▶ Problem to work on
Without the images, write out the whole listing exactly.

▶ Supplied information
------

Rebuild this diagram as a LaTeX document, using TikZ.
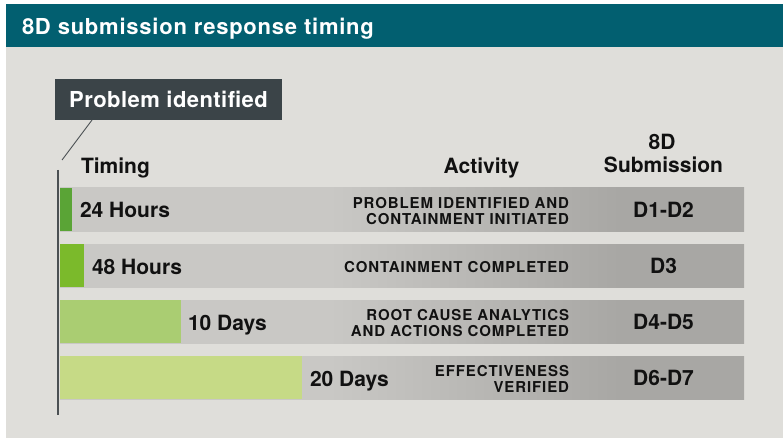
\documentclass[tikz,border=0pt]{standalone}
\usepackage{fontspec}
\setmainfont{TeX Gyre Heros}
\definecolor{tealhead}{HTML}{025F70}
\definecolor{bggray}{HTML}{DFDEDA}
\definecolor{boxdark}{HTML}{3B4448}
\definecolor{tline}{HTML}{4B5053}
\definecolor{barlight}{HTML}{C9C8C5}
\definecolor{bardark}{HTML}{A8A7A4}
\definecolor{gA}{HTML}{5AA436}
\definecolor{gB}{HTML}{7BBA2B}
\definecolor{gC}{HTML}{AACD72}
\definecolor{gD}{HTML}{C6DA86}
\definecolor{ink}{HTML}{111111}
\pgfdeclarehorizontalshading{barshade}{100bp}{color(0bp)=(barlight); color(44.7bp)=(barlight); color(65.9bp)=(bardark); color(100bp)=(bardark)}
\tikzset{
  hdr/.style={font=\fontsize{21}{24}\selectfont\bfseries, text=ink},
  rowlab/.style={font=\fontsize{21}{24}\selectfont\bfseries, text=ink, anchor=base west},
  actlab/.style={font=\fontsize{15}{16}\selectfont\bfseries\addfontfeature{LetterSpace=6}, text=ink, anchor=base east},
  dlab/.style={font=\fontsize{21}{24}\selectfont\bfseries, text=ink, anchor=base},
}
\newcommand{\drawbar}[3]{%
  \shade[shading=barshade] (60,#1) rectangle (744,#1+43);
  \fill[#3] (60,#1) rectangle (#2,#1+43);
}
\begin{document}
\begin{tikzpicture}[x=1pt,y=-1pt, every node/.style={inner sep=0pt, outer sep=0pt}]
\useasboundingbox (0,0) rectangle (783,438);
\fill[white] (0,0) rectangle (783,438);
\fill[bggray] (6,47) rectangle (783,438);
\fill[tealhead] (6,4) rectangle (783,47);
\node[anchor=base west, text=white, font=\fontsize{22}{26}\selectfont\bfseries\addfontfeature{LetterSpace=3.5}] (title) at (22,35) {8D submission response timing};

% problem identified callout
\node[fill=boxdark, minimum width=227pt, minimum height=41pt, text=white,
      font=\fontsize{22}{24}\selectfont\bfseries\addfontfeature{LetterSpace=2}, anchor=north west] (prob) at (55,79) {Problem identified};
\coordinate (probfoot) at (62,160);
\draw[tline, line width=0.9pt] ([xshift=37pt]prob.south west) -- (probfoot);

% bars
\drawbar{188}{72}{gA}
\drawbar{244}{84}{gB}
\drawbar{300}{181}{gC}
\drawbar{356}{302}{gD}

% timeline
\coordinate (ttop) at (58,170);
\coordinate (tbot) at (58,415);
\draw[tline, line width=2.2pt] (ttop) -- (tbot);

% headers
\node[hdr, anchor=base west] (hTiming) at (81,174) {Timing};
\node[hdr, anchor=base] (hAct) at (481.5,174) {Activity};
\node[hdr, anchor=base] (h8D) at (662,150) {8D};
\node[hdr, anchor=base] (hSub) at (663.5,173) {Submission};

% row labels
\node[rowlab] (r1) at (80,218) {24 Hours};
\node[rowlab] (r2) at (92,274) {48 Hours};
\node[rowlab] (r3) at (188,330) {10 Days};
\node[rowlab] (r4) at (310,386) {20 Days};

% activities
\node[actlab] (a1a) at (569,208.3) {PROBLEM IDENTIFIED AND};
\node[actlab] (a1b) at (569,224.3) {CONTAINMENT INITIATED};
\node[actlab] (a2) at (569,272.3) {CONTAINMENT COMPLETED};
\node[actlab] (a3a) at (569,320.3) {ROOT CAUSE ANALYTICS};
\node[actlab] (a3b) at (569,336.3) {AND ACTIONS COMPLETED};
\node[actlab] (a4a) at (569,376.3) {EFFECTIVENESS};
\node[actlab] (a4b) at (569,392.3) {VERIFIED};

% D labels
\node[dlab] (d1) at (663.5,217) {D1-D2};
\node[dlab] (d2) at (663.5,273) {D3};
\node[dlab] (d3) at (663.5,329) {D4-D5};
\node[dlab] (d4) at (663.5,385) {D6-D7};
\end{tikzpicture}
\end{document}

------

▶ Full solution
Rebuild this diagram as a LaTeX document, using TikZ.
\documentclass[tikz,border=0pt]{standalone}
\usepackage{fontspec}
\setmainfont{TeX Gyre Heros}
\definecolor{tealhead}{HTML}{025F70}
\definecolor{bggray}{HTML}{DFDEDA}
\definecolor{boxdark}{HTML}{3B4448}
\definecolor{tline}{HTML}{4B5053}
\definecolor{barlight}{HTML}{C9C8C5}
\definecolor{bardark}{HTML}{A8A7A4}
\definecolor{gA}{HTML}{5AA436}
\definecolor{gB}{HTML}{7BBA2B}
\definecolor{gC}{HTML}{AACD72}
\definecolor{gD}{HTML}{C6DA86}
\definecolor{ink}{HTML}{111111}
\pgfdeclarehorizontalshading{barshade}{100bp}{color(0bp)=(barlight); color(44.7bp)=(barlight); color(65.9bp)=(bardark); color(100bp)=(bardark)}
\tikzset{
  hdr/.style={font=\fontsize{21}{24}\selectfont\bfseries, text=ink},
  rowlab/.style={font=\fontsize{21}{24}\selectfont\bfseries, text=ink, anchor=base west},
  actlab/.style={font=\fontsize{15}{16}\selectfont\bfseries\addfontfeature{LetterSpace=6}, text=ink, anchor=base east},
  dlab/.style={font=\fontsize{21}{24}\selectfont\bfseries, text=ink, anchor=base},
}
\newcommand{\drawbar}[3]{%
  \shade[shading=barshade] (60,#1) rectangle (744,#1+43);
  \fill[#3] (60,#1) rectangle (#2,#1+43);
}
\begin{document}
\begin{tikzpicture}[x=1pt,y=-1pt, every node/.style={inner sep=0pt, outer sep=0pt}]
\useasboundingbox (0,0) rectangle (783,438);
\fill[white] (0,0) rectangle (783,438);
\fill[bggray] (6,47) rectangle (783,438);
\fill[tealhead] (6,4) rectangle (783,47);
\node[anchor=base west, text=white, font=\fontsize{22}{26}\selectfont\bfseries\addfontfeature{LetterSpace=3.5}] (title) at (22,35) {8D submission response timing};

% problem identified callout
\node[fill=boxdark, minimum width=227pt, minimum height=41pt, text=white,
      font=\fontsize{22}{24}\selectfont\bfseries\addfontfeature{LetterSpace=2}, anchor=north west] (prob) at (55,79) {Problem identified};
\coordinate (probfoot) at (62,160);
\draw[tline, line width=0.9pt] ([xshift=37pt]prob.south west) -- (probfoot);

% bars
\drawbar{188}{72}{gA}
\drawbar{244}{84}{gB}
\drawbar{300}{181}{gC}
\drawbar{356}{302}{gD}

% timeline
\coordinate (ttop) at (58,170);
\coordinate (tbot) at (58,415);
\draw[tline, line width=2.2pt] (ttop) -- (tbot);

% headers
\node[hdr, anchor=base west] (hTiming) at (81,174) {Timing};
\node[hdr, anchor=base] (hAct) at (481.5,174) {Activity};
\node[hdr, anchor=base] (h8D) at (662,150) {8D};
\node[hdr, anchor=base] (hSub) at (663.5,173) {Submission};

% row labels
\node[rowlab] (r1) at (80,218) {24 Hours};
\node[rowlab] (r2) at (92,274) {48 Hours};
\node[rowlab] (r3) at (188,330) {10 Days};
\node[rowlab] (r4) at (310,386) {20 Days};

% activities
\node[actlab] (a1a) at (569,208.3) {PROBLEM IDENTIFIED AND};
\node[actlab] (a1b) at (569,224.3) {CONTAINMENT INITIATED};
\node[actlab] (a2) at (569,272.3) {CONTAINMENT COMPLETED};
\node[actlab] (a3a) at (569,320.3) {ROOT CAUSE ANALYTICS};
\node[actlab] (a3b) at (569,336.3) {AND ACTIONS COMPLETED};
\node[actlab] (a4a) at (569,376.3) {EFFECTIVENESS};
\node[actlab] (a4b) at (569,392.3) {VERIFIED};

% D labels
\node[dlab] (d1) at (663.5,217) {D1-D2};
\node[dlab] (d2) at (663.5,273) {D3};
\node[dlab] (d3) at (663.5,329) {D4-D5};
\node[dlab] (d4) at (663.5,385) {D6-D7};
\end{tikzpicture}
\end{document}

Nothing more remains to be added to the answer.